Uma das maiores riquezas de nosso país é, sem dúvida,
a diversidade cultural. De norte a sul desse imenso território, é possível
perceber a grandeza das mais diversas formas de representação da cultura
regional. Em meio a tudo isso, no entanto, cresceu um mito paradoxal: a ilusão
de que o Brasil é um país de unidade lingüística.
Esse mito é o responsável pela ideia de que se todos
falamos uma mesma língua, essa deve ser padrão para todos e se basear em uma
única gramática. Esse purismo despreza as variantes lingüísticas, responsáveis
pelas diversos falares, sotaques e dialetos regionais e sociais. Apesar de a
base ser a língua portuguesa, há que reconhecer que ela se transforma em cada
cultura e que isso é importante para a sua evolução.
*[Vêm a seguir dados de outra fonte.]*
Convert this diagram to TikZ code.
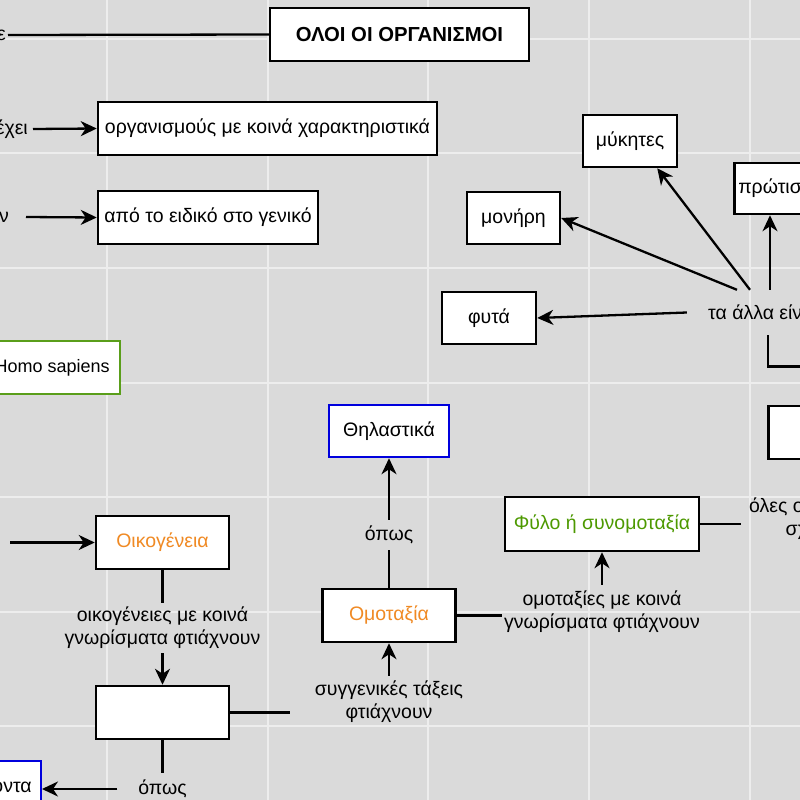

No entanto, muitos não reconhecem essa diversidade. Recentemente,
a grande mídia fez um alarde em torno do conteúdo de um livro adotado pelo Ministério
da Educação para o ensino de língua portuguesa nas escolas. O livro, ao tratar
do assunto da variante lingüística, mencionava algumas formas da linguagem no
Brasil. O livro foi condenado por quem não conhece do assunto e por aqueles que
não leram o livro e não gostaram.
Vale lembrar inicialmente que a língua portuguesa é um
idioma que se deriva do língua latina, mas não do latim culto falado em Roma,
mas do latim vulgar falado pela plebe e pelos soldados. Logo, é uma variação de outra língua que já se
apresentava com variações próprias. Assim, várias palavras e expressões
sofreram constantes modificações e verbetes provenientes de distintos idiomas
dos povos que ocuparam a península ibérica.
Por conta disso, é temerário considerar erro o desvio
da norma culta, da língua padrão. O mais correto deveria considerá-los
variantes lingüísticas. Como parte do acervo cultural, a língua de um povo é
viva e em constante mutação, dependendo da geração, do lugar e das condições A
contribuição da Linguística nesse sentido tem ajudado a dar um aporte científico
a esse incipiente debate nos últimos anos.
O mais interessante é essa crítica à gramática tradicional
não é novidade das duas últimas décadas. A defesa de um português genuinamente
brasileira era uma das bandeiras do movimento Modernista. Daí resulta, a título
de exemplo, a famosa e magnífica crítica de Oswald de Andrade ao formalismo lingüístico
no poema Pronominais:
Dê-me
um cigarro
Diz a gramática
Do professor e do aluno
E do mulato sabido
Mas o bom negro e o bom branco
Da Nação Brasileira
Dizem todos os dias
Deixa disso camarada
Me dá um cigarro.
Logo, querer
submeter essa diversidade lingüística ao rígido controle de uma gramática
muitas vezes limitada ao falar do Rio de Janeiro do início do século XX é um
equívoco que a sociedade ainda não percebeu.
E como disse Luís Fernando Veríssimo jocosamente : “A gramática precisa
apanhar todos os dias para saber quem é que manda”.